According to the latest figures from appraisal company Tinsa prices are still increasing with its latest index up by 1.9% in November year on year.
However, the increase is somewhat exaggerated by an unusual fall in prices last year and on a monthly basis prices were down a fraction compared to September.
The Tinsa index shows, however, that the recovery is broad based as house prices rose in all the areas covered. Prices in Barcelona and Madrid were up by 3%, coastal areas popular with overseas buyers saw price growth of 1.4% and the Balearic and Canary Islands 0.2%.
But the recovery for Spanish property still has some way to go as since the peak of the market house prices are still down 41.3% in general, and 48.2% on the coast.
House prices, excluding new builds, actually fell by 1% in November according to the Idealists price index and are down 2.1% year on year.
However the index shows that five region saw monthly price rises, albeit marginal.
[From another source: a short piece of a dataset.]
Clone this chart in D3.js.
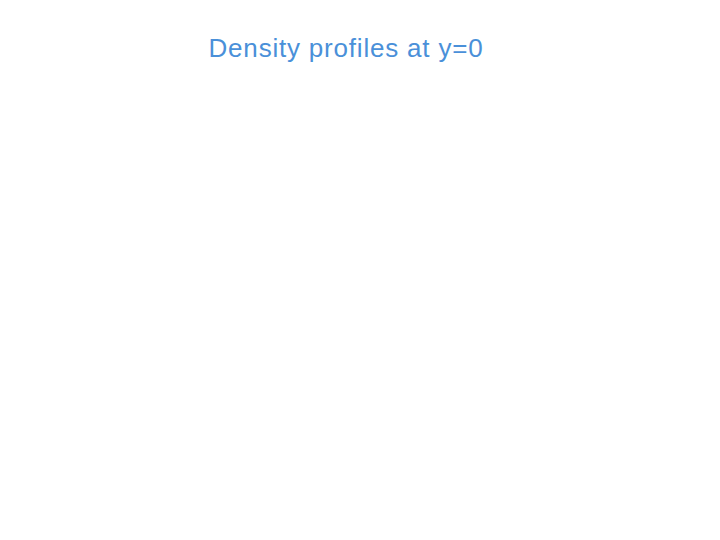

The Balearic Island saw price growth of 0.9% followed by the Canary Islands up 0.5%, Andalucía up 0.3%, Navarra and Castilla-La Mancha both up 0.1%.
In contrast, the most significant declines were registered in Murcia with a fall of 3.3%, La Rioja down 2%, Catalonia down 1.9% and Madrid down 1.3%.
Both the property division and research department of BBVA, Spain's second largest bank, are optimistic about the outlook for the Spanish property market in 2016. They are forecasting stability for the overall market, and growth in some sectors during 2016.
All the key market metrics are already showing an improvement, with sales and mortgage lending up across the board, and house prices rising in a number of cities, the latest BBVA report says.
Anida , the bank's property division, pointed out that data from Spanish Notaries shows that home sales were up 9.5% in the year to August, and up 8.7% in September. 'This dynamism in sales is also continuing in the autumn months. 2015 will go down in history as the year the real estate sector stabilised,' the Anida report points out.
BBVA Research echoes this optimism in its latest report which forecasts that 2015 will end with sales up 10%, to 400,000 homes sold, predicting the Spanish real estate sector will leave behind recession in 2016 and consolidate its growth.
BBVA also points out that an acute shortage of new home building means that the excess new homes inventory is undergoing a significant reduction and is disappearing altogether in some of the most dynamic local markets.
It also forecasts that for the first time since the beginning of the global financial crisis, residential construction is starting to contribute to GDP growth as building activity starts to pick up.